The latest glimmers of hope emerged yesterday, with the sharpest monthly improvement in conditions for at least a decade among services businesses, from restaurants, cinemas and leisure centres to accountants and lawyers.
Consumer confidence has also revived from record lows over several months, according to the main surveys of sentiment, mortgage lending has risen from rock-bottom levels earlier this year and there have been hopeful signs that the housing market slump in also easing, helped by a revival in interest among bargain-hunting prospective buyers.
But despite these apparent “green shoots” economists warn that the economy is for now still continuing to contract sharply, and that any return to even the most anaemic growth will not be until the autumn at the earliest.

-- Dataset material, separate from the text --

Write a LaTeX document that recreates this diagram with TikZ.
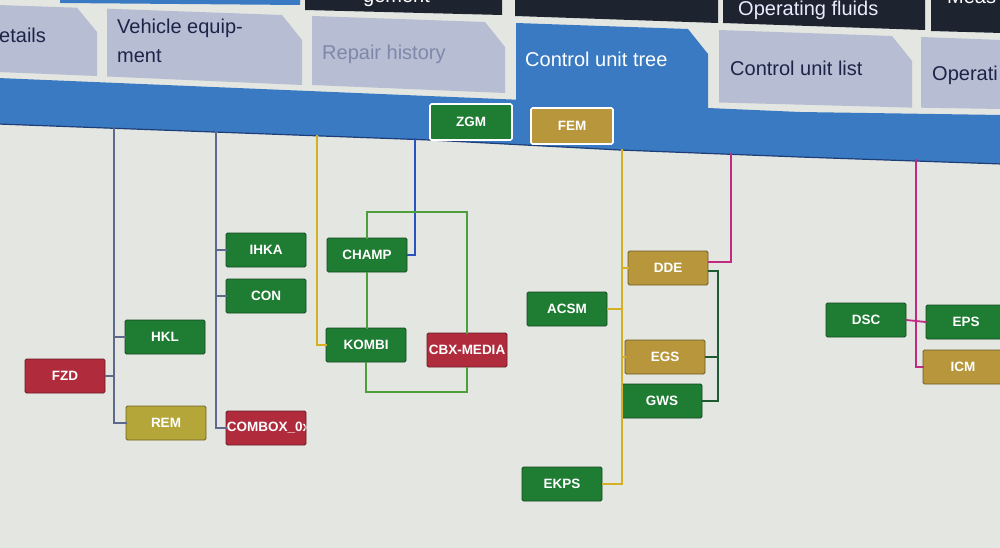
\documentclass[tikz,border=0pt]{standalone}
\usepackage{fontspec}
\setmainfont{Liberation Sans}
\definecolor{bgc}{HTML}{E4E6E2}
\definecolor{toptabc}{HTML}{1E2330}
\definecolor{tabc}{HTML}{B7BDD3}
\definecolor{bandc}{HTML}{3A7AC2}
\definecolor{bandedge}{HTML}{1E3E78}
\definecolor{tabtext}{HTML}{1C2448}
\definecolor{tabgrey}{HTML}{7E88A8}
\definecolor{ecugreen}{HTML}{1F7C33}
\definecolor{ecured}{HTML}{B02B3C}
\definecolor{ecugold}{HTML}{B8973C}
\definecolor{ecuolive}{HTML}{B5A63A}
\definecolor{busgrey}{HTML}{5E6A8C}
\definecolor{busyellow}{HTML}{D6B024}
\definecolor{busblue}{HTML}{2A52C0}
\definecolor{busmag}{HTML}{C02A80}
\definecolor{busdark}{HTML}{1E5A32}
\definecolor{busmost}{HTML}{4E9E3E}
\newcommand\tabsize{\fontsize{20}{29}\selectfont}
\newcommand\ecusize{\fontsize{13.5}{16}\selectfont\bfseries}
\tikzset{
  ecubox/.style={rectangle, rounded corners=1.5pt, minimum width=80pt, minimum height=34pt,
    inner sep=0pt, text=white, font=\ecusize, line width=0.8pt},
  ecuG/.style={ecubox, fill=ecugreen, draw=ecugreen!60!black},
  ecuR/.style={ecubox, fill=ecured, draw=ecured!60!black},
  ecuY/.style={ecubox, fill=ecugold, draw=ecugold!60!black},
  ecuO/.style={ecubox, fill=ecuolive, draw=ecuolive!60!black},
  gateway/.style={draw=white, line width=1.6pt, minimum width=82pt, minimum height=36pt},
  tabshape/.style={fill=tabc},
  tablabel/.style={font=\tabsize, inner sep=0pt, anchor=base west, text=tabtext},
  buswire/.style={line width=1.8pt, line cap=rect},
}
\begin{document}
\begin{tikzpicture}[x=1pt,y=-1pt]
\useasboundingbox (0,0) rectangle (1000,548);
\clip (0,0) rectangle (1000,548);
\fill[bgc] (0,0) rectangle (1000,548);

% top dark tab row
\fill[bandc] (60,-2) -- (300,-2) -- (300,5) -- (60,3) -- cycle;
\fill[toptabc] (305,-2) -- (502,-2) -- (502,15) -- (305,10) -- cycle;
\fill[toptabc] (515,-2) -- (718,-2) -- (718,23) -- (515,16) -- cycle;
\fill[toptabc] (723,-2) -- (925,-2) -- (925,30) -- (723,23) -- cycle;
\fill[toptabc] (931,-2) -- (1002,-2) -- (1002,33) -- (931,31) -- cycle;
\node[tablabel, text=white] (tGem) at (363,3) {gement};
\node[tablabel, text=white!92!blue] (tFluid) at (738,16) {Operating fluids};
\node[tablabel, text=white] (tMeas) at (947,4) {Meas};

% grey tab row
\fill[tabshape] (-2,5) -- (77,7.7) -- (97,32) -- (97,76) -- (-2,72) -- cycle;
\fill[tabshape] (107,8.7) -- (282,15) -- (302,40) -- (302,85) -- (107,76.5) -- cycle;
\fill[tabshape] (312,16) -- (485,22) -- (505,47) -- (505,93) -- (312,85) -- cycle;
\fill[bandc] (516,23) -- (688,29) -- (708,54) -- (708,110) -- (516,101) -- cycle;
\fill[tabshape] (719,30) -- (892,36) -- (912,61) -- (912,107.6) -- (719,102.5) -- cycle;
\fill[tabshape] (921,37) -- (1002,40) -- (1002,109) -- (921,107.7) -- cycle;

\node[tablabel] (tDet) at (-1,43) {etails};
\node[tablabel, align=left, anchor=north west] (tVeh) at (117,19) {Vehicle equip-\\ment};
\node[tablabel, text=tabgrey] (tRep) at (322,60) {Repair history};
\node[tablabel, text=white] (tTree) at (525,67) {Control unit tree};
\node[tablabel] (tList) at (730,76) {Control unit list};
\node[tablabel] (tOp) at (932,81) {Operati};

% blue band
\fill[bandc] (-2,78) -- (500,99) -- (800,112) -- (1002,115) -- (1002,164) -- (800,157) -- (620,150) -- (430,140) -- (-2,124) -- cycle;
\draw[bandedge, line width=1.2pt] (-2,124) -- (430,140) -- (620,150) -- (800,157) -- (1002,164);

% gateways on the band
\node[ecuG, gateway] (ZGM) at (471,122) {ZGM};
\node[ecuY, gateway] (FEM) at (572,126) {FEM};

% control units
\node[ecuG] (IHKA) at (266,250) {IHKA};
\node[ecuG] (CON) at (266,296) {CON};
\node[ecuG] (CHAMP) at (367,255) {CHAMP};
\node[ecuG] (HKL) at (165,337) {HKL};
\node[ecuR] (FZD) at (65,376) {FZD};
\node[ecuG] (KOMBI) at (366,345) {KOMBI};
\node[ecuR] (CBX) at (467,350) {CBX-MEDIA};
\node[ecuO] (REM) at (166,423) {REM};
\node[ecuR, path picture={\node[anchor=west, inner sep=0pt, text=white, font=\ecusize] (CBXtext) at ([xshift=0.5pt]path picture bounding box.west) {COMBOX\_0x};}] (COMBOX) at (266,428) {};
\node[ecuY] (DDE) at (668,268) {DDE};
\node[ecuG] (ACSM) at (567,309) {ACSM};
\node[ecuY] (EGS) at (665,357) {EGS};
\node[ecuG] (GWS) at (662,401) {GWS};
\node[ecuG] (EKPS) at (562,484) {EKPS};
\node[ecuG] (DSC) at (866,320) {DSC};
\node[ecuG] (EPS) at (966,322) {EPS};
\node[ecuY] (ICM) at (963,367) {ICM};

% bus taps on the band
\coordinate (b1) at (114,128);
\coordinate (b2) at (216,132);
\coordinate (b3) at (317,136);
\coordinate (b4) at (415,139);
\coordinate (b5) at (622,150);
\coordinate (b6) at (731,154);
\coordinate (b7) at (916,160);

% bus 1
\draw[buswire, busgrey] (b1) |- (REM.west);
\draw[buswire, busgrey] (HKL.west) -- (HKL.west -| b1);
\draw[buswire, busgrey] (FZD.east) -- (FZD.east -| b1);
% bus 2
\draw[buswire, busgrey] (b2) |- (COMBOX.west);
\draw[buswire, busgrey] (IHKA.west) -- (IHKA.west -| b2);
\draw[buswire, busgrey] (CON.west) -- (CON.west -| b2);
% bus 3
\draw[buswire, busyellow] (b3) |- (KOMBI.west);
% bus 4
\draw[buswire, busblue] (b4) |- (CHAMP.east);
% bus 5
\draw[buswire, busyellow] (b5) |- (EKPS.east);
\draw[buswire, busyellow] (DDE.west) -- (DDE.west -| b5);
\draw[buswire, busyellow] (ACSM.east) -- (ACSM.east -| b5);
\draw[buswire, busyellow] (EGS.west) -- (EGS.west -| b5);
\draw[buswire, busyellow] (GWS.west) -- (GWS.west -| b5);
% bus 6
\draw[buswire, busmag] (b6) |- ([yshift=6pt]DDE.east);
% DDE bracket
\coordinate (brx) at (718,0);
\draw[buswire, busdark] ([yshift=-3pt]DDE.east) -| (GWS.east -| brx) -- (GWS.east);
\draw[buswire, busdark] (EGS.east) -- (EGS.east -| brx);
% bus 7
\draw[buswire, busmag] (b7) |- (ICM.west);
\draw[buswire, busmag] (DSC.east) -- (EPS.west);

% MOST ring
\coordinate (rt) at (0,212);
\coordinate (rb) at (0,392);
\draw[buswire, busmost] (CHAMP.north) -- (CHAMP.north |- rt) -| (CBX.north);
\draw[buswire, busmost] (KOMBI.south) -- (KOMBI.south |- rb) -| (CBX.south);
\draw[buswire, busmost] (CHAMP.south) -- (CHAMP.south |- KOMBI.north);
\end{tikzpicture}
\end{document}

Analysts point to the severe drag on recovery prospects from soaring unemployment, which has now climbed above two million and is tipped to exceed three million by next year, as well as from a sharp squeeze on take-home pay, and the toll from the past plunge in house prices.
The Bank’s decision to increase the scale of its QE programme will also stoke pressure on it to amend other key aspects of the scheme following a series of criticisms from MPs, business leaders and the independent Times MPC panel of experts.
Critics have complained that the effectiveness of the MPC’s campaign to pump extra cash and credit into the economy through its purchases of financial assets is being hampered since the bulk of the cash it is spending has so far gone on buying government bonds, or “gilts”.
Only a tiny proportion has gone on purchases of corporate debt in the form of company bonds and commercial paper, despite the Chancellor having authorised purchases of these up to an eventual £50 billion total.
Influential economists claim that, with businesses still suffering from a savage squeeze on their access to finance to keep their operations running and to fund investment, the Bank needs to do more to eases strains in corporate credit by shifting the emphasis of its QE scheme.